### What you should do
The data below should be printed in full, exactly, and without any of its images.

### Supplied material
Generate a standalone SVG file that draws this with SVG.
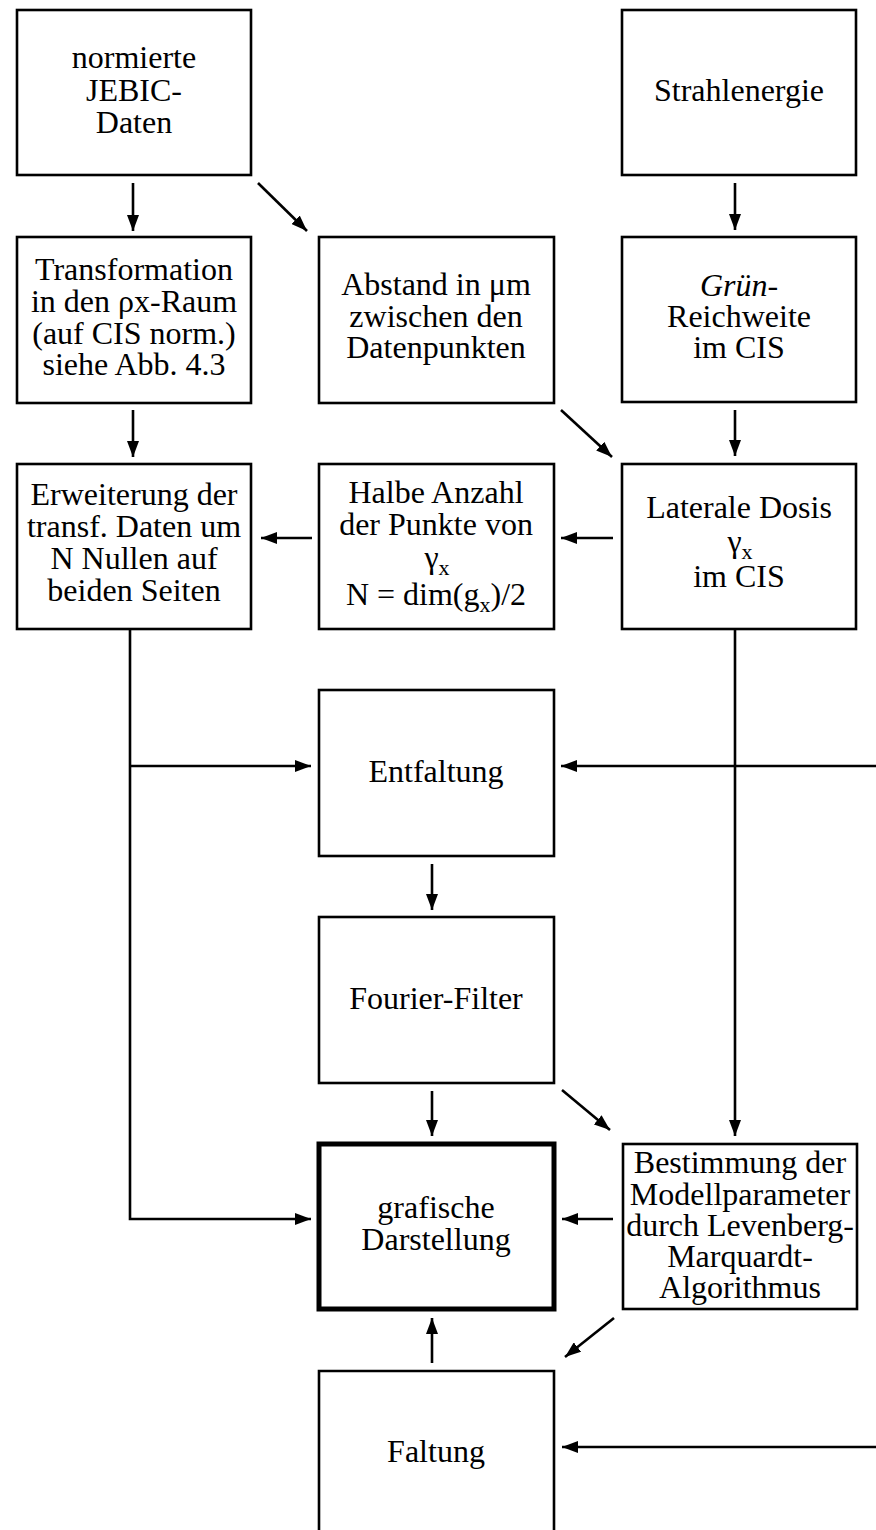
<svg xmlns="http://www.w3.org/2000/svg" width="876" height="1530" viewBox="0 0 876 1530">
<defs>
<marker id="ah" viewBox="0 0 16 12" refX="16" refY="6" markerWidth="16" markerHeight="12" markerUnits="userSpaceOnUse" orient="auto">
<path d="M0,0 L16,6 L0,12 z" fill="#000"/>
</marker>
<style>
.box{fill:#fff;stroke:#000;stroke-width:2.6}
.thick{fill:#fff;stroke:#000;stroke-width:5}
.t{font-family:"Liberation Serif","Times New Roman",serif;font-size:32px;fill:#000;text-anchor:middle}
.sub{font-size:22px}
.c{fill:none;stroke:#000;stroke-width:2.6}
.a{marker-end:url(#ah)}
</style>
</defs>
<rect width="876" height="1530" fill="#fff"/>

<g id="n-jebic">
<rect class="box" x="17" y="10" width="234" height="165"/>
<text class="t" x="134" y="68">normierte</text>
<text class="t" x="134" y="101">JEBIC-</text>
<text class="t" x="134" y="133">Daten</text>
</g>
<g id="n-strahl">
<rect class="box" x="622" y="10" width="234" height="165"/>
<text class="t" x="739" y="101">Strahlenergie</text>
</g>
<g id="n-trans">
<rect class="box" x="17" y="237" width="234" height="166"/>
<text class="t" x="134" y="280">Transformation</text>
<text class="t" x="134" y="312">in den ρx-Raum</text>
<text class="t" x="134" y="344">(auf CIS norm.)</text>
<text class="t" x="134" y="375">siehe Abb. 4.3</text>
</g>
<g id="n-abstand">
<rect class="box" x="319" y="237" width="235" height="166"/>
<text class="t" x="436" y="295">Abstand in μm</text>
<text class="t" x="436" y="327">zwischen den</text>
<text class="t" x="436" y="358">Datenpunkten</text>
</g>
<g id="n-gruen">
<rect class="box" x="622" y="237" width="234" height="165"/>
<text class="t" x="739" y="296"><tspan font-style="italic">Grün</tspan>-</text>
<text class="t" x="739" y="327">Reichweite</text>
<text class="t" x="739" y="358">im CIS</text>
</g>
<g id="n-erw">
<rect class="box" x="17" y="464" width="234" height="165"/>
<text class="t" x="134" y="505">Erweiterung der</text>
<text class="t" x="134" y="537">transf. Daten um</text>
<text class="t" x="134" y="569">N Nullen auf</text>
<text class="t" x="134" y="601">beiden Seiten</text>
</g>
<g id="n-halbe">
<rect class="box" x="319" y="464" width="235" height="165"/>
<text class="t" x="436" y="503">Halbe Anzahl</text>
<text class="t" x="436" y="535">der Punkte von</text>
<text class="t" x="437" y="568">γ<tspan class="sub" dy="7">x</tspan></text>
<text class="t" x="436" y="605">N = dim(g<tspan class="sub" dy="7">x</tspan><tspan dy="-7">)/2</tspan></text>
</g>
<g id="n-lateral">
<rect class="box" x="622" y="464" width="234" height="165"/>
<text class="t" x="739" y="518">Laterale Dosis</text>
<text class="t" x="740" y="552">γ<tspan class="sub" dy="7">x</tspan></text>
<text class="t" x="739" y="587">im CIS</text>
</g>
<g id="n-entf">
<rect class="box" x="319" y="690" width="235" height="166"/>
<text class="t" x="436" y="782">Entfaltung</text>
</g>
<g id="n-fourier">
<rect class="box" x="319" y="917" width="235" height="166"/>
<text class="t" x="436" y="1009">Fourier-Filter</text>
</g>
<g id="n-grafisch">
<rect class="thick" x="319" y="1144" width="235" height="165"/>
<text class="t" x="436" y="1218">grafische</text>
<text class="t" x="436" y="1250">Darstellung</text>
</g>
<g id="n-bestimmung">
<rect class="box" x="623" y="1144" width="234" height="165"/>
<text class="t" x="740" y="1173">Bestimmung der</text>
<text class="t" x="740" y="1205">Modellparameter</text>
<text class="t" x="740" y="1236">durch Levenberg-</text>
<text class="t" x="740" y="1267">Marquardt-</text>
<text class="t" x="740" y="1298">Algorithmus</text>
</g>
<g id="n-faltung">
<path class="box" d="M319,1535 V1371 H554 V1535"/>
<text class="t" x="436" y="1462">Faltung</text>
</g>

<g id="connectors">
<path class="c a" d="M133,183 V231"/>
<path class="c a" d="M258,183 L307,231"/>
<path class="c a" d="M735,183 V230"/>
<path class="c a" d="M133,410 V457"/>
<path class="c a" d="M561,410 L612,457"/>
<path class="c a" d="M735,410 V456"/>
<path class="c a" d="M613,538 H561"/>
<path class="c a" d="M312,538 H261"/>
<path class="c a" d="M130,630 V1219 H311"/>
<path class="c a" d="M130,766 H311"/>
<path class="c a" d="M876,766 H561"/>
<path class="c a" d="M735,630 V1136"/>
<path class="c a" d="M432,864 V910"/>
<path class="c a" d="M432,1091 V1136"/>
<path class="c a" d="M562,1090 L610,1130"/>
<path class="c a" d="M613,1219 H562"/>
<path class="c a" d="M614,1318 L565,1357"/>
<path class="c a" d="M432,1363 V1318"/>
<path class="c a" d="M876,1447 H562"/>
</g>
</svg>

### Response to the task
Generate a standalone SVG file that draws this with SVG.
<svg xmlns="http://www.w3.org/2000/svg" width="876" height="1530" viewBox="0 0 876 1530">
<defs>
<marker id="ah" viewBox="0 0 16 12" refX="16" refY="6" markerWidth="16" markerHeight="12" markerUnits="userSpaceOnUse" orient="auto">
<path d="M0,0 L16,6 L0,12 z" fill="#000"/>
</marker>
<style>
.box{fill:#fff;stroke:#000;stroke-width:2.6}
.thick{fill:#fff;stroke:#000;stroke-width:5}
.t{font-family:"Liberation Serif","Times New Roman",serif;font-size:32px;fill:#000;text-anchor:middle}
.sub{font-size:22px}
.c{fill:none;stroke:#000;stroke-width:2.6}
.a{marker-end:url(#ah)}
</style>
</defs>
<rect width="876" height="1530" fill="#fff"/>

<g id="n-jebic">
<rect class="box" x="17" y="10" width="234" height="165"/>
<text class="t" x="134" y="68">normierte</text>
<text class="t" x="134" y="101">JEBIC-</text>
<text class="t" x="134" y="133">Daten</text>
</g>
<g id="n-strahl">
<rect class="box" x="622" y="10" width="234" height="165"/>
<text class="t" x="739" y="101">Strahlenergie</text>
</g>
<g id="n-trans">
<rect class="box" x="17" y="237" width="234" height="166"/>
<text class="t" x="134" y="280">Transformation</text>
<text class="t" x="134" y="312">in den ρx-Raum</text>
<text class="t" x="134" y="344">(auf CIS norm.)</text>
<text class="t" x="134" y="375">siehe Abb. 4.3</text>
</g>
<g id="n-abstand">
<rect class="box" x="319" y="237" width="235" height="166"/>
<text class="t" x="436" y="295">Abstand in μm</text>
<text class="t" x="436" y="327">zwischen den</text>
<text class="t" x="436" y="358">Datenpunkten</text>
</g>
<g id="n-gruen">
<rect class="box" x="622" y="237" width="234" height="165"/>
<text class="t" x="739" y="296"><tspan font-style="italic">Grün</tspan>-</text>
<text class="t" x="739" y="327">Reichweite</text>
<text class="t" x="739" y="358">im CIS</text>
</g>
<g id="n-erw">
<rect class="box" x="17" y="464" width="234" height="165"/>
<text class="t" x="134" y="505">Erweiterung der</text>
<text class="t" x="134" y="537">transf. Daten um</text>
<text class="t" x="134" y="569">N Nullen auf</text>
<text class="t" x="134" y="601">beiden Seiten</text>
</g>
<g id="n-halbe">
<rect class="box" x="319" y="464" width="235" height="165"/>
<text class="t" x="436" y="503">Halbe Anzahl</text>
<text class="t" x="436" y="535">der Punkte von</text>
<text class="t" x="437" y="568">γ<tspan class="sub" dy="7">x</tspan></text>
<text class="t" x="436" y="605">N = dim(g<tspan class="sub" dy="7">x</tspan><tspan dy="-7">)/2</tspan></text>
</g>
<g id="n-lateral">
<rect class="box" x="622" y="464" width="234" height="165"/>
<text class="t" x="739" y="518">Laterale Dosis</text>
<text class="t" x="740" y="552">γ<tspan class="sub" dy="7">x</tspan></text>
<text class="t" x="739" y="587">im CIS</text>
</g>
<g id="n-entf">
<rect class="box" x="319" y="690" width="235" height="166"/>
<text class="t" x="436" y="782">Entfaltung</text>
</g>
<g id="n-fourier">
<rect class="box" x="319" y="917" width="235" height="166"/>
<text class="t" x="436" y="1009">Fourier-Filter</text>
</g>
<g id="n-grafisch">
<rect class="thick" x="319" y="1144" width="235" height="165"/>
<text class="t" x="436" y="1218">grafische</text>
<text class="t" x="436" y="1250">Darstellung</text>
</g>
<g id="n-bestimmung">
<rect class="box" x="623" y="1144" width="234" height="165"/>
<text class="t" x="740" y="1173">Bestimmung der</text>
<text class="t" x="740" y="1205">Modellparameter</text>
<text class="t" x="740" y="1236">durch Levenberg-</text>
<text class="t" x="740" y="1267">Marquardt-</text>
<text class="t" x="740" y="1298">Algorithmus</text>
</g>
<g id="n-faltung">
<path class="box" d="M319,1535 V1371 H554 V1535"/>
<text class="t" x="436" y="1462">Faltung</text>
</g>

<g id="connectors">
<path class="c a" d="M133,183 V231"/>
<path class="c a" d="M258,183 L307,231"/>
<path class="c a" d="M735,183 V230"/>
<path class="c a" d="M133,410 V457"/>
<path class="c a" d="M561,410 L612,457"/>
<path class="c a" d="M735,410 V456"/>
<path class="c a" d="M613,538 H561"/>
<path class="c a" d="M312,538 H261"/>
<path class="c a" d="M130,630 V1219 H311"/>
<path class="c a" d="M130,766 H311"/>
<path class="c a" d="M876,766 H561"/>
<path class="c a" d="M735,630 V1136"/>
<path class="c a" d="M432,864 V910"/>
<path class="c a" d="M432,1091 V1136"/>
<path class="c a" d="M562,1090 L610,1130"/>
<path class="c a" d="M613,1219 H562"/>
<path class="c a" d="M614,1318 L565,1357"/>
<path class="c a" d="M432,1363 V1318"/>
<path class="c a" d="M876,1447 H562"/>
</g>
</svg>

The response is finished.